One night almost a decade ago, Kim Cassel woke up in a hotel room at 3 a.m. It was the latest of hundreds of hotels she’d slept in during her career as corporate vice president of a nationwide candy shop chain. Disoriented, she needed to check the phone book to remember she was in Boston.
That’s when Cassel knew she had to open her own business. Within months, she had quit her job, returned to her hometown of Greenwood, leased a storefront, and Kids Kloset was born.
“I realized it was time to do something for myself,” she said. “I had made the owner of my [former] company pretty wealthy, but I was doing the work and the travel and I never saw my family or my friends.”
Since Cassel opened Kids Kloset nine years ago, it has become a destination for cost-conscious parents on Indianapolis’ south side. The store offers discounted new and lightly used children’s goods, such as clothes, toys, cribs and car seats.
Last year, Kids Kloset expanded for the first time, franchising a store in Plainfield. On April 28, it will grow again, this time with a franchised shop in Castleton. And Cassel thinks she can repeat the formula nationally.

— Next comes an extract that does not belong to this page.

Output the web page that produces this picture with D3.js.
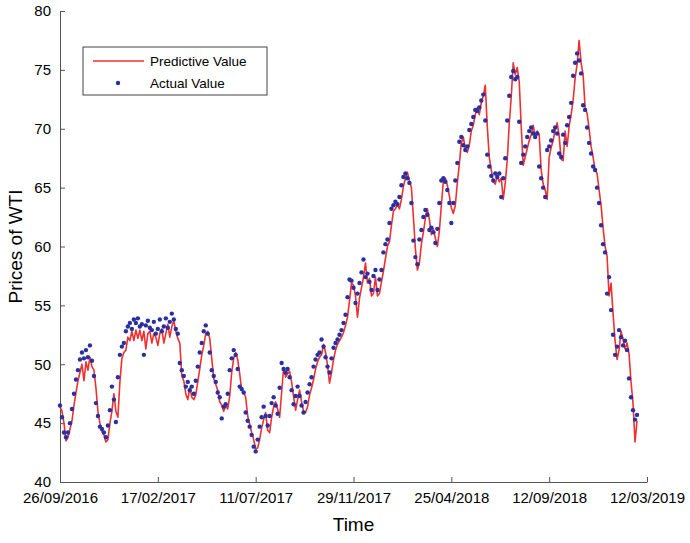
<!DOCTYPE html>
<html>
<head>
<meta charset="utf-8">
<script src="https://cdn.jsdelivr.net/npm/d3@7"></script>
<style>
  body { margin: 0; background: #fff; }
  svg { display: block; font-family: "Liberation Sans", Arial, sans-serif; }
  .axis path, .axis line { stroke: #555; }
  .axis text { fill: #000; font-size: 15px; }
</style>
</head>
<body>
<div id="chart"></div>
<script>
(function() {

const w = 690;
const h = 543;
const margin = {top: 11, right: 43, bottom: 61, left: 60};

// tick labels on the time axis (trading-day index)
const tickDates = ["26/09/2016", "17/02/2017", "11/07/2017", "29/11/2017", "25/04/2018", "12/09/2018", "12/03/2019"];
const tickIndex = [0, 49, 98, 147, 196, 245, 294];

const actualValue = [
    46.5,45.5,44.2,43.8,44.2,45.0,46.2,47.5,48.7,49.5,
    50.4,51.0,50.5,51.2,50.6,51.6,50.3,49.0,46.7,45.6,
    44.7,44.5,44.2,43.8,44.8,46.1,48.1,47.0,45.1,48.9,
    50.8,51.5,51.8,52.8,53.2,53.5,53.0,53.8,53.5,53.9,
    53.2,53.4,50.8,53.3,53.7,53.1,52.9,53.6,52.6,53.0,
    53.8,52.8,53.2,53.9,53.1,53.6,54.3,53.8,53.0,52.6,
    50.1,49.5,49.0,48.1,48.5,47.8,48.1,47.5,48.6,49.8,
    51.0,51.8,52.8,53.3,52.6,51.0,49.5,49.0,48.5,47.6,
    47.2,45.4,46.4,46.6,47.5,49.5,50.5,51.2,50.8,49.6,
    48.1,47.9,47.6,45.9,45.2,44.7,44.0,43.0,42.6,43.6,
    44.7,45.5,46.4,45.6,44.8,45.6,46.7,47.2,46.5,45.8,
    48.0,50.1,49.6,49.3,49.6,48.9,47.8,46.6,47.3,48.1,
    47.3,46.5,45.9,46.8,47.6,48.3,48.9,49.8,50.4,50.8,
    51.0,52.1,51.5,50.6,49.8,49.3,50.5,51.4,51.8,52.1,
    52.5,52.9,53.5,54.2,55.7,57.2,57.1,56.5,55.2,56.0,
    56.9,57.8,58.9,57.4,57.7,57.0,56.3,57.5,58.0,56.3,
    57.2,58.0,59.5,60.2,60.6,62.0,63.2,63.5,63.8,63.6,
    64.2,65.2,65.9,66.2,65.8,65.4,63.7,60.5,59.1,58.5,
    60.6,61.4,62.5,63.1,62.7,61.4,61.6,61.2,60.3,61.5,
    63.7,65.6,65.8,65.5,64.8,63.7,62.0,63.7,65.6,67.1,
    68.9,69.3,68.6,68.2,68.5,69.9,70.4,71.0,71.6,71.5,
    71.8,72.4,72.9,70.7,67.8,66.8,66.0,65.6,66.2,65.9,
    66.2,64.2,65.8,67.5,70.7,72.8,74.4,74.9,74.2,74.4,
    70.6,67.1,67.8,68.5,69.3,69.8,70.1,69.6,69.3,69.6,
    66.8,65.8,65.0,64.2,68.2,68.5,69.0,69.8,70.1,69.6,
    67.9,67.6,69.5,68.8,70.3,71.0,72.2,74.5,75.6,76.4,
    75.8,74.7,72.0,71.6,70.1,68.8,67.9,66.8,66.5,65.0,
    63.7,61.8,60.2,59.5,56.0,57.4,54.6,52.5,50.8,51.5,
    52.9,52.3,51.6,52.0,51.2,48.8,47.2,46.1,45.3,45.7
];

const predictiveValue = [
    46.4,46.0,45.0,43.5,43.8,44.5,45.2,46.5,47.6,48.6,
    49.3,50.0,48.6,50.2,49.5,50.6,49.8,49.5,48.0,46.0,
    45.0,44.3,44.0,43.4,43.6,45.0,46.0,47.5,46.0,45.5,
    48.5,50.5,51.0,51.2,52.3,52.0,52.8,52.0,52.9,52.2,
    52.9,52.0,52.8,51.3,52.6,52.8,51.8,52.6,52.3,51.6,
    52.6,53.0,51.8,52.6,53.4,52.3,53.2,53.7,52.8,52.2,
    51.8,49.0,48.6,47.5,47.0,48.0,47.2,47.0,47.4,48.5,
    49.6,50.8,51.6,52.6,52.8,52.2,50.5,48.8,48.3,47.8,
    46.8,46.5,46.0,46.5,46.2,47.3,49.3,50.5,51.0,50.4,
    49.2,47.8,47.6,47.2,45.6,44.9,44.2,43.6,42.8,42.9,
    43.6,44.6,45.3,45.9,44.4,44.2,45.5,46.4,46.8,46.2,
    45.5,47.6,49.7,48.9,49.2,49.4,48.5,47.2,46.1,47.0,
    47.8,46.8,46.0,45.9,46.4,47.4,48.0,48.7,49.6,50.2,
    50.6,50.8,51.7,51.0,49.9,48.4,49.3,50.4,51.2,51.7,
    52.0,52.3,52.7,53.3,54.0,55.4,56.9,56.7,55.8,54.0,
    55.6,56.5,57.4,58.6,56.9,57.3,55.8,56.0,57.4,55.8,
    56.0,57.0,57.9,59.0,60.0,60.4,61.8,63.0,63.2,63.6,
    63.2,64.0,65.1,65.8,66.3,65.6,65.0,62.5,59.8,58.0,
    58.6,60.2,61.2,62.4,63.2,62.3,61.0,61.5,60.7,60.0,
    61.3,63.5,65.5,65.8,65.2,64.3,63.3,62.8,63.5,65.4,
    67.0,68.8,69.3,68.2,68.0,68.6,69.8,70.3,71.2,71.8,
    71.2,72.2,72.8,73.7,70.2,67.6,66.5,65.5,65.3,66.0,
    65.5,65.8,64.0,65.4,67.3,70.4,72.7,75.6,74.6,75.2,
    74.0,70.2,66.9,67.6,68.3,69.0,69.5,70.3,69.3,69.8,
    69.5,66.5,65.3,64.8,64.0,67.6,68.4,69.0,69.9,70.5,
    69.4,67.4,67.3,69.8,68.5,70.2,71.2,72.4,74.3,75.5,
    77.5,75.6,74.6,71.8,71.3,70.0,68.5,67.6,66.5,66.2,
    64.8,63.5,61.6,60.0,59.2,55.8,56.9,54.3,52.0,50.4,
    51.2,52.8,52.1,51.3,51.8,50.9,48.5,46.7,43.4,45.2
];

const yTicks = [40, 45, 50, 55, 60, 65, 70, 75, 80];

const svg = d3.select("#chart")
    .append("svg")
    .attr("width", w)
    .attr("height", h);

const xScale = d3.scaleLinear()
    .domain([0, 294])
    .range([margin.left, w - margin.right]);

const yScale = d3.scaleLinear()
    .domain([40, 80])
    .range([h - margin.bottom, margin.top]);

// axes, ticks point inward like matlab
const xAxis = d3.axisBottom(xScale)
    .tickValues(tickIndex)
    .tickFormat(function(d, i) { return tickDates[i]; })
    .tickSizeInner(-5)
    .tickSizeOuter(0)
    .tickPadding(10);

const yAxis = d3.axisLeft(yScale)
    .tickValues(yTicks)
    .tickSizeInner(-5)
    .tickSizeOuter(0)
    .tickPadding(9);

svg.append("g")
    .attr("class", "axis")
    .attr("transform", `translate(0,${h - margin.bottom})`)
    .call(xAxis);

svg.append("g")
    .attr("class", "axis")
    .attr("transform", `translate(${margin.left},0)`)
    .call(yAxis);

const line = d3.line()
    .x(function(d, i) { return xScale(i); })
    .y(function(d) { return yScale(d); });

svg.append("path")
    .datum(predictiveValue)
    .attr("d", line)
    .attr("fill", "none")
    .attr("stroke", "#f03030")
    .attr("stroke-width", 1.6)
    .attr("stroke-linejoin", "round");

svg.selectAll("circle.actual")
    .data(actualValue)
    .enter()
    .append("circle")
    .attr("class", "actual")
    .attr("cx", function(d, i) { return xScale(i); })
    .attr("cy", function(d) { return yScale(d); })
    .attr("r", 2.2)
    .attr("fill", "#2b30a0");

// axis labels
svg.append("text")
    .attr("x", (margin.left + w - margin.right) / 2)
    .attr("y", 531)
    .attr("text-anchor", "middle")
    .attr("font-size", 19)
    .attr("fill", "#000")
    .text("Time");

svg.append("text")
    .attr("transform", `translate(22,${(margin.top + h - margin.bottom) / 2}) rotate(-90)`)
    .attr("text-anchor", "middle")
    .attr("font-size", 19)
    .attr("fill", "#000")
    .text("Prices of WTI");

// legend
const legend = svg.append("g");

legend.append("rect")
    .attr("x", 83)
    .attr("y", 47)
    .attr("width", 184)
    .attr("height", 48)
    .attr("fill", "#fff")
    .attr("stroke", "#444");

legend.append("line")
    .attr("x1", 93)
    .attr("y1", 61)
    .attr("x2", 144)
    .attr("y2", 61)
    .attr("stroke", "#f03030")
    .attr("stroke-width", 1.6);

legend.append("circle")
    .attr("cx", 118)
    .attr("cy", 83)
    .attr("r", 2.2)
    .attr("fill", "#2b30a0");

legend.append("text")
    .attr("x", 150)
    .attr("y", 66)
    .attr("font-size", 13.5)
    .attr("fill", "#000")
    .text("Predictive Value");

legend.append("text")
    .attr("x", 150)
    .attr("y", 88)
    .attr("font-size", 13.5)
    .attr("fill", "#000")
    .text("Actual Value");

})();
</script>
</body>
</html>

But the odds against her are long. Less than 1 percent of companies that attempt to grow by franchising succeed, said Richard Feinberg, a Purdue University professor of consumer sciences and retailing.
And Kids Kloset isn’t the only business attempting to sell discounted children’s merchandise. There are two dozen in the Indianapolis area alone, including Once Upon a Child, which has six local stores.
“Everybody who has a small, successful business has the dream of franchising,” Feinberg said. “But very few dreams come true.”
Fortunately, Cassel has experience in the franchising area. She spent 13 years rising through the ranks at Mr. Bulky’s, a Troy, Mich.-based candy and novelty business.
At its peak, Mr. Bulky’s had 1,200 employees and 260 stores around the nation. The company broke up its franchise network five years ago, selling its stores to their local owners.
Responsible for 90 stores by the time she resigned, Cassel crisscrossed the country, making sure each new outlet remained consistent with the Mr. Bulky’s formula. She learned about customer service, negotiating leases and how to spot bargains when toy wholesalers overstocked goods.
Those skills came in handy at Kids Kloset. Reasoning that every parent struggles to keep fast-growing toddlers in pajamas that fit, she expected customers would come back again and again. It’s not just the discounted prices that draw them. Cassel said she creates a friendly atmosphere where parents and kids alike feel welcome.
Merchandise turns over so fast, she said, that it’s difficult to keep most items in stock. That’s why Cassel established a second business, a wholesale distribution company called Castle Grove Inc. She uses it as a vehicle to purchase surplus new items from other retailers, such as shoes or strollers. She said Kids Kloset then passes the bargains on to its customers, charging one-third or less than the big-box stores.
Kids Kloset’s first expansion came when a longtime customer asked if the business might be for sale. Instead, Cassel licensed the name and spent months training her first franchisee. Attorneys with Barnes & Thornburg LLP now are attempting to distill the Kids Kloset concept, so Cassel can protect and duplicate it.
Terry Hill, spokesman for the Washington, D.C.-based International Franchise Association, said successful franchise expansion boils down to protecting the core concept. Cassel will have to be very careful whom she chooses to trust as franchisees.
“Take your time and do it right. Don’t go with the temptation to sell franchises as fast as people will come to you,” Hill said. “Measured growth is the key.”
Former Mr. Bulky’s CEO Sid Rubin is confident Cassel can succeed. After all, she already helped develop and manage a large franchise once before.
“I’m quite confident she’s the kind of person who can roll out a successful chain of stores,” he said. “She has a velvet touch for merchandise.”